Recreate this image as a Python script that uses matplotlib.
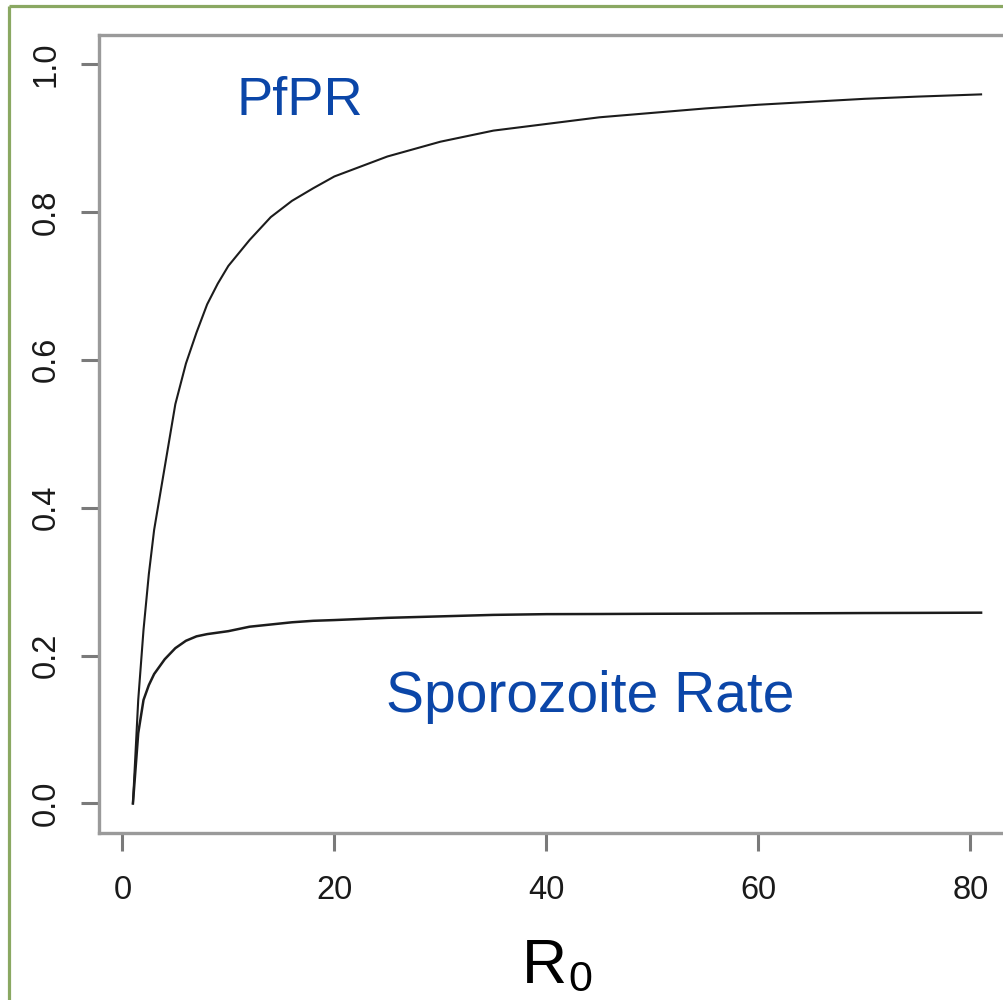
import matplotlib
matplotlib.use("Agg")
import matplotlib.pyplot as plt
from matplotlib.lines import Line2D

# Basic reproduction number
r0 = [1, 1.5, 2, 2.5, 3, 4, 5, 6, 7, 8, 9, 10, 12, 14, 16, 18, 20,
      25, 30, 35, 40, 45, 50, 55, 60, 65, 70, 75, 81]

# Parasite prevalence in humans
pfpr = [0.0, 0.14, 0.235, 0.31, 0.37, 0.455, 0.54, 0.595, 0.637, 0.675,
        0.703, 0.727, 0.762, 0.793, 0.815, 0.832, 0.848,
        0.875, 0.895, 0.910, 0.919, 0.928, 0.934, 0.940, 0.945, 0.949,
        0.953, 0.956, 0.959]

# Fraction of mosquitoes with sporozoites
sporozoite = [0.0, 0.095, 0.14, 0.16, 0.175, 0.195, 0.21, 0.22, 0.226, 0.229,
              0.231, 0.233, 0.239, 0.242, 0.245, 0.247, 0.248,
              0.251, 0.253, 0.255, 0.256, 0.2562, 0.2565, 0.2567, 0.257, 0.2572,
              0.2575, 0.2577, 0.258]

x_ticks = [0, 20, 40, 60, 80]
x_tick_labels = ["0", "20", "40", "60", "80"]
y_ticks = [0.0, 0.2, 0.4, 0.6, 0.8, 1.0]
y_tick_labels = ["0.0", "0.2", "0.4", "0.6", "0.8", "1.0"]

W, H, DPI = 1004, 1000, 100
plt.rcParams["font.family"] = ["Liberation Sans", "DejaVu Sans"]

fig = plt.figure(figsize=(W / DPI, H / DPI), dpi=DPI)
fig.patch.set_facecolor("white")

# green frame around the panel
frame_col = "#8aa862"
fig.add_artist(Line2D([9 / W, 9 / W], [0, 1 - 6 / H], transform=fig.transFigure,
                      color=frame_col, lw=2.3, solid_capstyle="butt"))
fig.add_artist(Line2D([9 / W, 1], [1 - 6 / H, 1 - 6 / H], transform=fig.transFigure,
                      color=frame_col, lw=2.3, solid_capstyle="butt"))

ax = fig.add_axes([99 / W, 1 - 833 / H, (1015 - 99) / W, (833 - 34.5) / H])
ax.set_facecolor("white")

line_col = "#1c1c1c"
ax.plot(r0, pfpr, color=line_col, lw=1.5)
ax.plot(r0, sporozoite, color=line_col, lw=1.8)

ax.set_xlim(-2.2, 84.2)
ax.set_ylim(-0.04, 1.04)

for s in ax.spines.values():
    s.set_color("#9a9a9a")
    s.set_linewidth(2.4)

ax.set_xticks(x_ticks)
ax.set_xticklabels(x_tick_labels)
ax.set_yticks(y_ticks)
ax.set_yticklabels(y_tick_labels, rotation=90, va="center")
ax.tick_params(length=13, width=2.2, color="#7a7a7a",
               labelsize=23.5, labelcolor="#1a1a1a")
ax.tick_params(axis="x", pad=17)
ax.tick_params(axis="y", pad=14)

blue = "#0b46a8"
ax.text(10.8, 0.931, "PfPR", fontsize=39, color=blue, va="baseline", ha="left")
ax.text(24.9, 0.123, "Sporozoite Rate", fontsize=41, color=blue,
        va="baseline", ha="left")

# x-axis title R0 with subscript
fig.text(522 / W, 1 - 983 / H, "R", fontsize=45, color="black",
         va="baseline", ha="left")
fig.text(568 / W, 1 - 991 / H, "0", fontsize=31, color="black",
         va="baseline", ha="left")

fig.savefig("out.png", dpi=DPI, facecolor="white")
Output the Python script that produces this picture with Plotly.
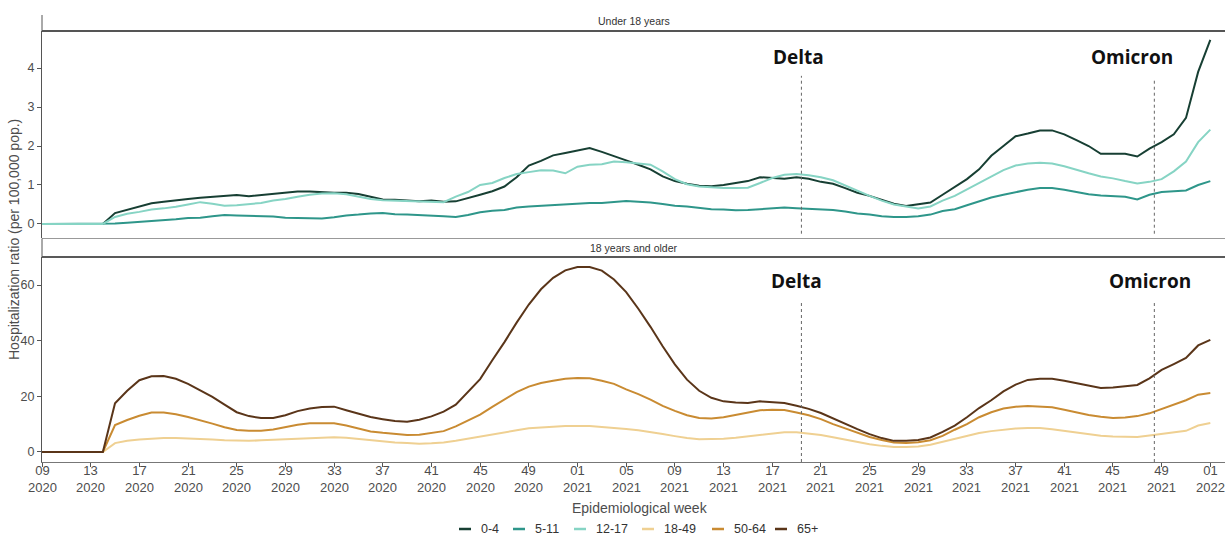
☆ ☆ ☆ ☆ ☆ ☆ ☆
Task details: Can you repeat every record above exactly, apart from the pictures?

The response:
Recreate this image as a Python script that uses matplotlib.
import matplotlib
matplotlib.use("Agg")
import matplotlib.pyplot as plt
from matplotlib.lines import Line2D

# Basic reproduction number
r0 = [1, 1.5, 2, 2.5, 3, 4, 5, 6, 7, 8, 9, 10, 12, 14, 16, 18, 20,
      25, 30, 35, 40, 45, 50, 55, 60, 65, 70, 75, 81]

# Parasite prevalence in humans
pfpr = [0.0, 0.14, 0.235, 0.31, 0.37, 0.455, 0.54, 0.595, 0.637, 0.675,
        0.703, 0.727, 0.762, 0.793, 0.815, 0.832, 0.848,
        0.875, 0.895, 0.910, 0.919, 0.928, 0.934, 0.940, 0.945, 0.949,
        0.953, 0.956, 0.959]

# Fraction of mosquitoes with sporozoites
sporozoite = [0.0, 0.095, 0.14, 0.16, 0.175, 0.195, 0.21, 0.22, 0.226, 0.229,
              0.231, 0.233, 0.239, 0.242, 0.245, 0.247, 0.248,
              0.251, 0.253, 0.255, 0.256, 0.2562, 0.2565, 0.2567, 0.257, 0.2572,
              0.2575, 0.2577, 0.258]

x_ticks = [0, 20, 40, 60, 80]
x_tick_labels = ["0", "20", "40", "60", "80"]
y_ticks = [0.0, 0.2, 0.4, 0.6, 0.8, 1.0]
y_tick_labels = ["0.0", "0.2", "0.4", "0.6", "0.8", "1.0"]

W, H, DPI = 1004, 1000, 100
plt.rcParams["font.family"] = ["Liberation Sans", "DejaVu Sans"]

fig = plt.figure(figsize=(W / DPI, H / DPI), dpi=DPI)
fig.patch.set_facecolor("white")

# green frame around the panel
frame_col = "#8aa862"
fig.add_artist(Line2D([9 / W, 9 / W], [0, 1 - 6 / H], transform=fig.transFigure,
                      color=frame_col, lw=2.3, solid_capstyle="butt"))
fig.add_artist(Line2D([9 / W, 1], [1 - 6 / H, 1 - 6 / H], transform=fig.transFigure,
                      color=frame_col, lw=2.3, solid_capstyle="butt"))

ax = fig.add_axes([99 / W, 1 - 833 / H, (1015 - 99) / W, (833 - 34.5) / H])
ax.set_facecolor("white")

line_col = "#1c1c1c"
ax.plot(r0, pfpr, color=line_col, lw=1.5)
ax.plot(r0, sporozoite, color=line_col, lw=1.8)

ax.set_xlim(-2.2, 84.2)
ax.set_ylim(-0.04, 1.04)

for s in ax.spines.values():
    s.set_color("#9a9a9a")
    s.set_linewidth(2.4)

ax.set_xticks(x_ticks)
ax.set_xticklabels(x_tick_labels)
ax.set_yticks(y_ticks)
ax.set_yticklabels(y_tick_labels, rotation=90, va="center")
ax.tick_params(length=13, width=2.2, color="#7a7a7a",
               labelsize=23.5, labelcolor="#1a1a1a")
ax.tick_params(axis="x", pad=17)
ax.tick_params(axis="y", pad=14)

blue = "#0b46a8"
ax.text(10.8, 0.931, "PfPR", fontsize=39, color=blue, va="baseline", ha="left")
ax.text(24.9, 0.123, "Sporozoite Rate", fontsize=41, color=blue,
        va="baseline", ha="left")

# x-axis title R0 with subscript
fig.text(522 / W, 1 - 983 / H, "R", fontsize=45, color="black",
         va="baseline", ha="left")
fig.text(568 / W, 1 - 991 / H, "0", fontsize=31, color="black",
         va="baseline", ha="left")

fig.savefig("out.png", dpi=DPI, facecolor="white")
Output the Python script that produces this picture with Plotly.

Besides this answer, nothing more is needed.